Leaders meet in SA over I Coast
2004-11-13 19:38
Pretoria - Burkina Faso President Blaise Compaore arrived here on Saturday to meet with President Thabo Mbeki ahead of a summit of African leaders aimed at resolving the latest upsurge of violence in Ivory Coast, a foreign affairs spokesperson said.
Regional leaders are intensifying efforts to find a lasting solution to the country's now 2-year-old civil war amid fears the crisis could destabilize the rest of West Africa.
Compaore and Mbeki would meet on Saturday afternoon to discuss the situation in Ivory Coast, South African foreign affairs spokesperson Manusha Pillay said.

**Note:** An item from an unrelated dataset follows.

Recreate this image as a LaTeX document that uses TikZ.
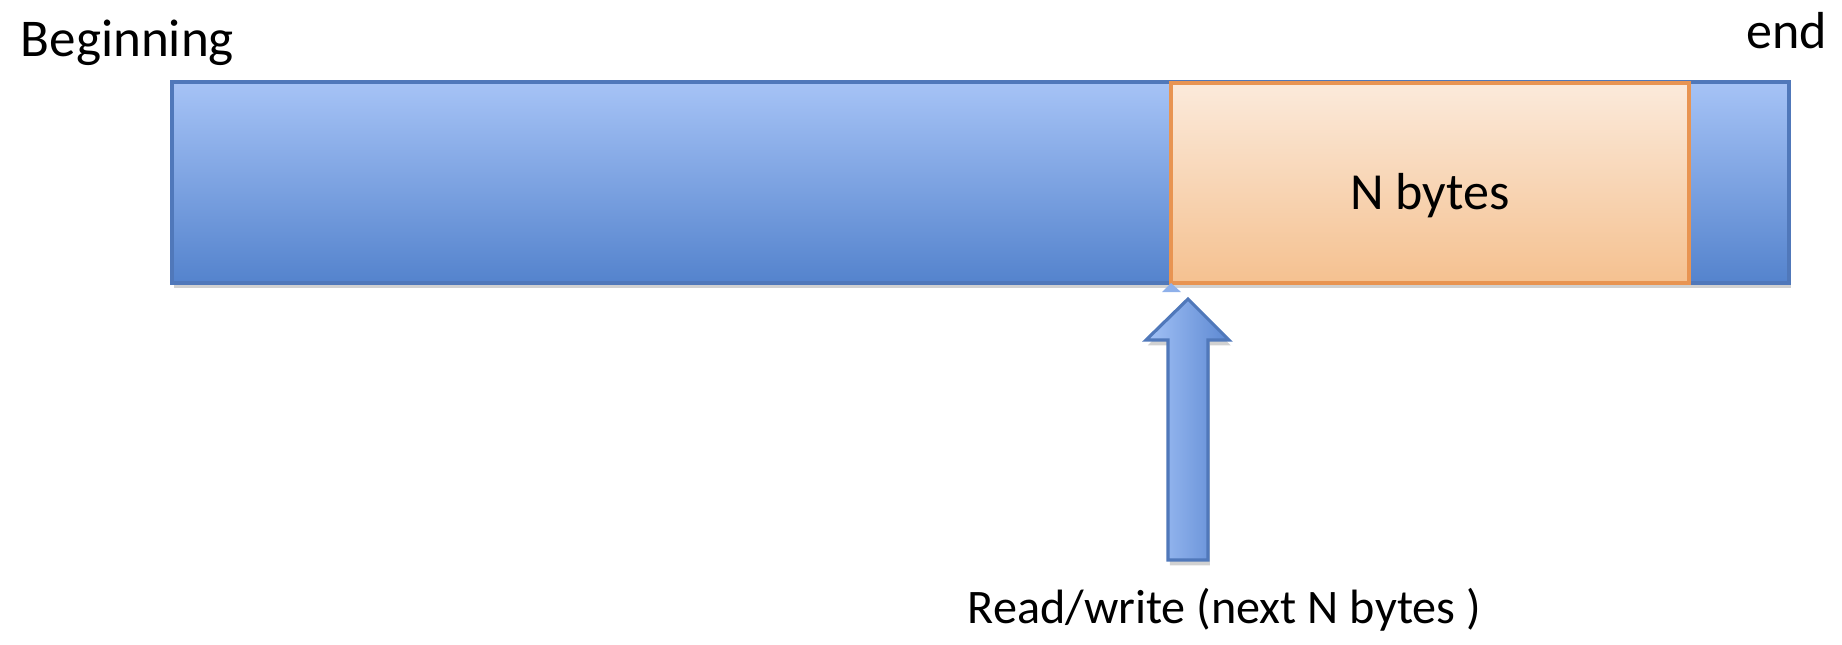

Ivory Coast has accused Compaore of supporting the rebels in the north. Burkina Faso in turn accuses Ivory Coast of attempting a coup against Compaore earlier this year.
"President Mbeki is very keen to resolve the crisis. Ivory Coast is a very important country. It is important to both the region and the continent," Mbeki's spokesperson, Bheki Khumalo, said before the meeting in Pretoria.
At least 27 people - and possibly many more - have been killed in violence that erupted more than a week ago when an Ivorian airstrike in the rebel-held north killed nine French peacekeepers and an American aid worker.
Met President Laurent Gbagbo
The bombing came days after the Ivorian government broke a year-long cease fire and attacked the rebels. French troops retaliated to the bombing by destroying the country's tiny airforce, sparking anti-foreigner riots by loyalist youth in south.
Mbeki flew to Ivory Coast last week to meet President Laurent Gbagbo before hosting talks in South Africa with representatives of the country's political opposition. He was due to meet later on Saturday with Ivory's Coast former prime minister, Alassane Ouattara, now the main opposition leader.
On Sunday, Nigerian President Olusegun Obasanjo, the current chairperson of the African Union, will host a summit of African leaders to discuss the crisis. Gbagbo, Mbeki and Compaore are among those expected to attend the meeting, but Mbeki's office has indicated that he would not attend.
But Ivory Coast's main rebel movement is refusing to participate in peace talks as long as Gbagbo remains in power.
France has 4 000 troops in the west African country, serving alongside about 6 000 UN troops, most of them deployed around a buffer zone between the north and south.
Ivory Coast, the world's top cocoa producer, was West Africa's economic powerhouse for decades. But dwindling commodity prices and growing political unrest opened the way for its first-ever coup, in 1999.